September 03, 2024

What is CAP Theorem

Distributed Systems

Theory

Understanding the CAP Theorem: A Friendly Guide with Analogies

This is my attempt at explaining CAP theorem as an analogy after all the biggest indicator of knowledge is wether we can break the concept down and make it easily understandable to everyone. This is going to be the part of my series of explanations of key distributed systems concepts and i aim to explain as i go on learning these concepts. Big shoutout to mwhittaker.github.io for the beautiful proof see Proof

The CAP Theorem: The Basics

Before we jump into our analogy, let's quickly define what the CAP theorem actually is:

The CAP theorem, also known as Brewer's theorem, states that in a distributed data store, it's impossible to simultaneously guarantee all three of the following properties:

Consistency (C): Every read receives the most recent write or an error.
Availability (A): Every request receives a response, without guarantee that it contains the most recent version of the information.
Partition Tolerance (P): The system continues to operate despite arbitrary partitioning due to network failures.

In essence, the theorem argues that in the case of a network partition, you have to choose between consistency and availability.

The Analogy: Welcome to CAP High School!

Imagine you're the principal of CAP High School, a school so large it's spread across three different campuses in the city. Your job is to manage the school's central announcement system. Let's see how this relates to our CAP theorem:

Consistency (C): The Accurate Announcements

In our school system, consistency would mean that every campus always has the exact same, up-to-date announcements. If there's a change (like a snow day), either all campuses get the update immediately, or none do until we can ensure they all have the same information.

Availability (A): Always Open for Business

Availability in our school would mean that students can always check the announcement board at any campus, at any time. The board is never "down for maintenance" or "temporarily unavailable".

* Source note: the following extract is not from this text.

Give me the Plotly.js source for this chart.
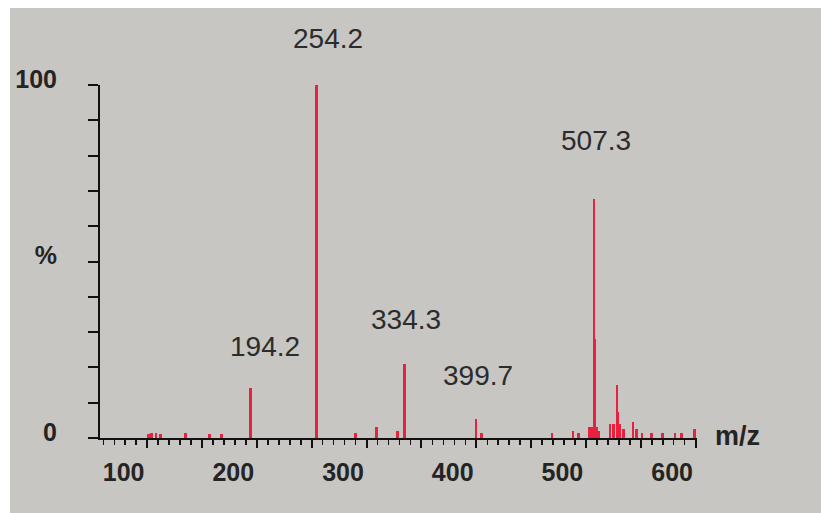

Partition Tolerance (P): Handling Communication Breakdowns

Now, imagine a massive snowstorm hits the city (ie. network partition!). Roads are closed, and phone lines are down between campuses. Partition tolerance would mean our announcement system keeps functioning even when campuses can't communicate with each other.

The CAP Dilemma

Here's where it gets tricky. According to the CAP theorem, when a partition occurs (our snowstorm), we have to choose between consistency and availability. Let's see how this plays out:

CP (Consistency + Partition Tolerance): We prioritize having the same, accurate information across all campuses. During the snowstorm, if we can't reach a campus to update its announcements, we shut down that campus's board entirely. It's better to show no information than potentially wrong information.
AP (Availability + Partition Tolerance): We keep all announcement boards up and running, even during the snowstorm. This means some campuses might have outdated information, but at least students can always check the board.
CA (Consistency + Availability): In a world where we could guarantee no snowstorms (perfect network), we could have both consistency and availability. But remember, the "P" in CAP theorem is non-negotiable in distributed systems. In the real world, we must prepare for partitions.

Real-World Examples

Now that we've explored our school analogy, let's look at some real-world systems and how they handle the CAP trade-off:

Banks (CP systems): They prioritize consistency over availability. If there's a network issue, they might decline transactions rather than risk inconsistent account balances.
Social Media Platforms (AP systems): These often choose availability over strict consistency. That's why you might sometimes see an old version of a post or a comment that later disappears.
Domain Name System (DNS) (AP system): DNS favors availability. It's designed to always give you an answer about which IP address belongs to a domain name, even if that answer might occasionally be slightly outdated.

Wrapping Up

So what does this mean for us? We get to understand that, in the world of distributed systems, you can't have your cake and eat it too. When network partitions occur (and they will), you'll have to choose between consistency and availability.

When designing distributed we need to make a decision about what tradeoffs we are willing to make. Are we willing to give users stale data on occasion? The correct answer always depends on the business implementation and priorities.